Workload reduction

RSNA2020

28 November 2020

Authors

Sara Romero Martín et al

Using autonomous AI to reduce the workload of breast cancer screening with breast tomosynthesis: a retrospective validation

Sara Romero Martín, Jose Luis Raya Povedano, Esperanza Elías Cabot, Albert Gubern-Merida, Alejandro Rodríguez-Ruiz, Marina Álvarez Benito

Purpose:

To determine the impact of using an artificial intelligence (AI) system to autonomously read a large fraction of breast tomosynthesis (DBT) screening exams in terms of workload reduction, recall rate and sensitivity of screening.

Materials and Methods:

A consecutive cohort of DBT screening exams was retrospectively collected from a previous trial study (Cordoba Tomosynthesis Trial) comparing DBT to digital mammography (DM). Each DBT screening exam was single read with access to the synthetic mammogram.

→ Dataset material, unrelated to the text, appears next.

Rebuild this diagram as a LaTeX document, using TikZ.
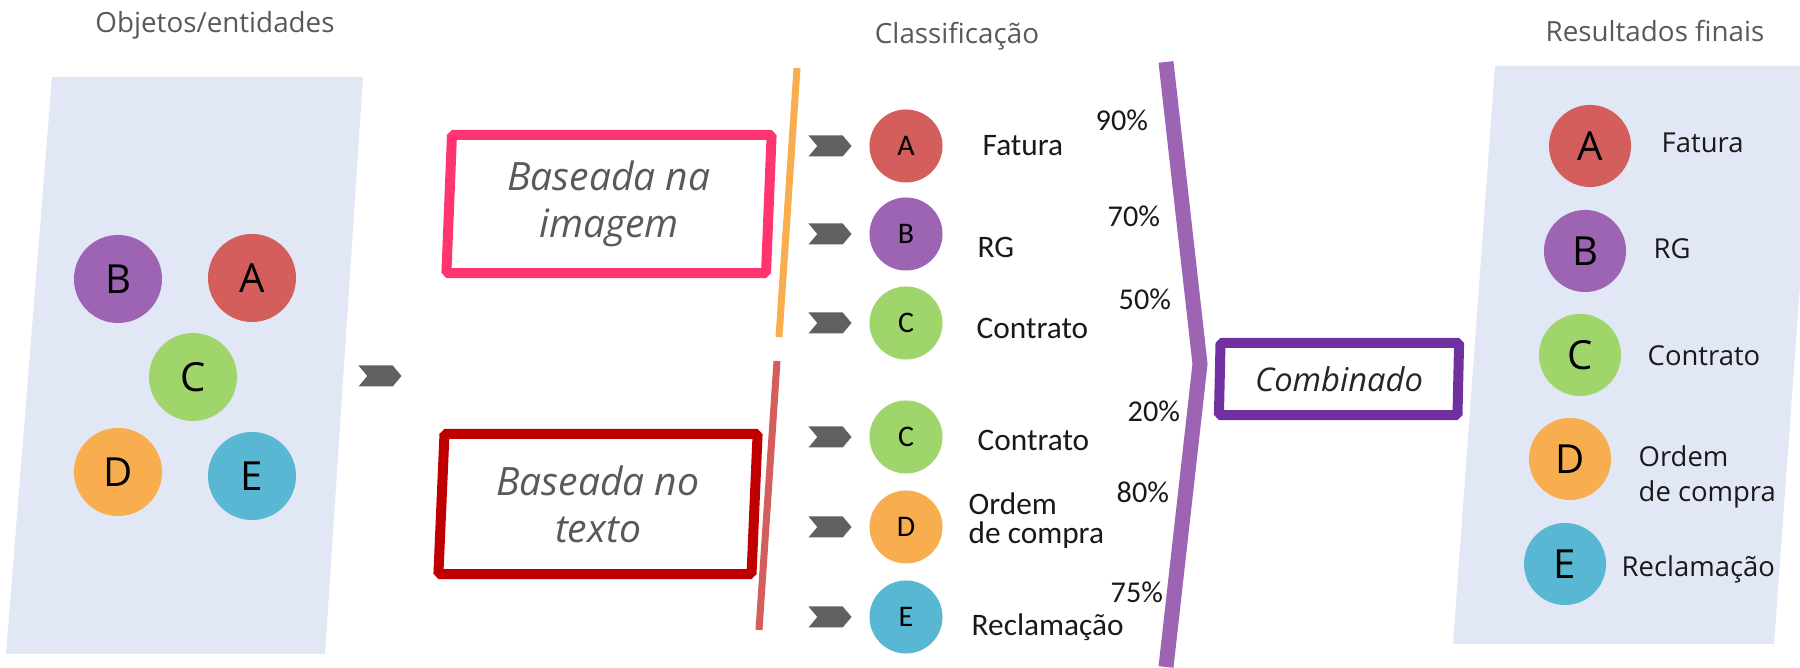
\documentclass[tikz,border=0pt]{standalone}
\usepackage{fontspec}
\setmainfont{Open Sans}
\newfontfamily\calibri{Carlito}
\usetikzlibrary{shapes.geometric,shapes.symbols}

\definecolor{panelblue}{RGB}{225,231,245}
\definecolor{titlegray}{RGB}{89,89,89}
\definecolor{chevgray}{RGB}{96,96,96}
\definecolor{catA}{RGB}{211,94,91}
\definecolor{catB}{RGB}{156,100,179}
\definecolor{catC}{RGB}{160,213,107}
\definecolor{catD}{RGB}{248,173,79}
\definecolor{catE}{RGB}{88,184,211}
\definecolor{imgpink}{RGB}{255,53,113}
\definecolor{txtred}{RGB}{192,0,0}
\definecolor{combpurple}{RGB}{112,48,160}

\begin{document}
\begin{tikzpicture}[x=0.01cm, y=-0.01cm,
	title/.style={text=titlegray, inner sep=0, anchor=base, font=\fontsize{7.9}{9}\selectfont},
	bigdot/.style={circle, inner sep=0, minimum size=0.88cm, font=\fontsize{11.4}{13}\selectfont},
	smalldot/.style={circle, inner sep=0, minimum size=0.73cm, font=\calibri\fontsize{8.5}{10}\selectfont},
	enddot/.style={circle, inner sep=0, minimum size=0.82cm, font=\fontsize{11.4}{13}\selectfont},
	lbl/.style={inner sep=0, anchor=base west, align=left, text=black!90, font=\calibri\fontsize{8.9}{8.5}\selectfont},
	pct/.style={inner sep=0, anchor=base west, text=black!90, font=\calibri\fontsize{8.6}{8.5}\selectfont},
	endlbl/.style={inner sep=0, anchor=base west, align=left, text=black!90, font=\fontsize{7.8}{10}\selectfont},
	chevron/.style={signal, signal to=east, signal from=west, signal pointer angle=100, fill=chevgray, inner sep=0, minimum width=0.43cm, minimum height=0.21cm},
	method/.style={trapezium, trapezium stretches body, fill=white, line width=0.1cm, line join=bevel, inner sep=0, align=center, text=titlegray, font=\itshape\fontsize{11.1}{13.4}\selectfont}]
	\useasboundingbox (0,0) rectangle (1800,668);

	% panels
	\fill[panelblue] (52,77) -- (363,77) -- (325,654) -- (6,654) -- cycle;
	\fill[panelblue] (1495,66) -- (1800,66) -- (1800,286) -- (1774,644) -- (1453,644) -- cycle;

	\node[title] (objt) at (215,33) {Objetos/entidades};
	\node[title] (clst) at (957,44) {Classificação};
	\node[title] (rest) at (1655,42) {Resultados finais};

	% objects
	\node[bigdot, fill=catB] (oB) at (118,279) {B};
	\node[bigdot, fill=catA] (oA) at (252,278) {A};
	\node[bigdot, fill=catC] (oC) at (193,377) {C};
	\node[bigdot, fill=catD] (oD) at (118,472) {D};
	\node[bigdot, fill=catE] (oE) at (252,476) {E};
	\node[chevron] (go) at (380,376) {};

	% classifiers
	\node[method, draw=imgpink, trapezium left angle=86.3, trapezium right angle=93.7, minimum width=3.25cm, minimum height=1.38cm] (img) at (609,204) {Baseada na\\imagem};
	\node[method, draw=txtred, trapezium left angle=85.5, trapezium right angle=94.5, minimum width=3.19cm, minimum height=1.40cm] (txt) at (598,504) {Baseada no\\texto};
	\draw[line width=0.07cm, catD] (797,68) -- (779,337);
	\draw[line width=0.07cm, catA] (777,361) -- (759,630);

	\foreach \y/\c/\n in {146/A/A, 234/B/B, 323/C/C, 437/C/C2, 527/D/D, 617/E/E} {
		\node[chevron] (ch\n) at (830,\y) {};
		\node[smalldot, fill=cat\c] (m\n) at (906,\y) {\c};
	}

	\node[lbl] (lA) at (982,156) {Fatura};
	\node[lbl] (lB) at (977,258) {RG};
	\node[lbl] (lC) at (976,339) {Contrato};
	\node[lbl] (lC2) at (977,451) {Contrato};
	\node[lbl] (lD) at (968,544) {Ordem\\de compra};
	\node[lbl] (lE) at (971,636) {Reclamação};

	\node[pct] (pA) at (1095,131) {90\%};
	\node[pct] (pB) at (1107,227) {70\%};
	\node[pct] (pC) at (1118,310) {50\%};
	\node[pct] (pC2) at (1127,422) {20\%};
	\node[pct] (pD) at (1116,503) {80\%};
	\node[pct] (pE) at (1110,603) {75\%};

	% combination
	\draw[line width=0.15cm, catB, line join=miter] (1166,62) -- (1200,364) -- (1166,667);
	\node[method, draw=combpurple, text=black!85, trapezium left angle=86.4, trapezium right angle=93.6, minimum width=2.40cm, minimum height=0.72cm, font=\itshape\fontsize{9.3}{10}\selectfont] (comb) at (1339,379) {Combinado};

	% results
	\node[enddot, fill=catA] (rA) at (1590,146) {A};
	\node[enddot, fill=catB] (rB) at (1585,251) {B};
	\node[enddot, fill=catC] (rC) at (1580,355) {C};
	\node[enddot, fill=catD] (rD) at (1570,459) {D};
	\node[enddot, fill=catE] (rE) at (1565,564) {E};

	\node[endlbl] (rlA) at (1661,153) {Fatura};
	\node[endlbl] (rlB) at (1653,259) {RG};
	\node[endlbl] (rlC) at (1647,366) {Contrato};
	\node[endlbl] (rlD) at (1638,502) {Ordem\\de compra};
	\node[endlbl] (rlE) at (1621,577) {Reclamação};
\end{tikzpicture}
\end{document}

The cohort included 12470 examinations with 87 cancer (77 detected at screening during the trial with either DBT or DM alone, 10 interval cancers). All the DBT exams were processed by an AI system (Transpara, ScreenPoint Medical), which categorizes them on a scale 1-10 representing the likelihood of containing visible cancer (approximately 10% of screening volume is placed on each category). The hypothesis was that two groups of DBT exams could be created based on AI: exams with scores 1-7 (the least suspicious) would be excluded from human reading and automatically labeled as normal. Exams with scores 8-10 (more suspicious) would be single-read. Additionally, non-recalled exams by the single-reading process but with very high AI scores would also be automatically recalled.
Sensitivity, recall rate and workload (number of necessary human readings) were compared between the original reading and the autonomous AI-based scenario using a McNemar test.

Results:

During the original reading with DBT, 362 women were recalled (recall rate 2.90%) and 67 cancers were detected (sensitivity 77.0%). Using the autonomous AI-based scenario, 368 women would have been recalled (recall rate 2.95%, 95% CI = 2.66-3.26%, P=0.81), 69 cancers would have been detected (sensitivity 79.3%, 95% CI = 69.3-87.3%, P=0.62), and there would have been a workload reduction of 70.7% (only 3653/12470 screening DBT exams would have been read).

Conclusion:

Using AI to autonomously label a large fraction of DBT screening exams as normal without the involvement of radiologists could reduce screening workload by 70%, with minimal impact in recall rate and sensitivity.

Clinical relevance:

Screening programs with DBT can be labor-intensive because of the higher reading times of DBT in comparison with 2D mammography. AI-based strategies could aim to reduce workload without decreasing cancer detection rates.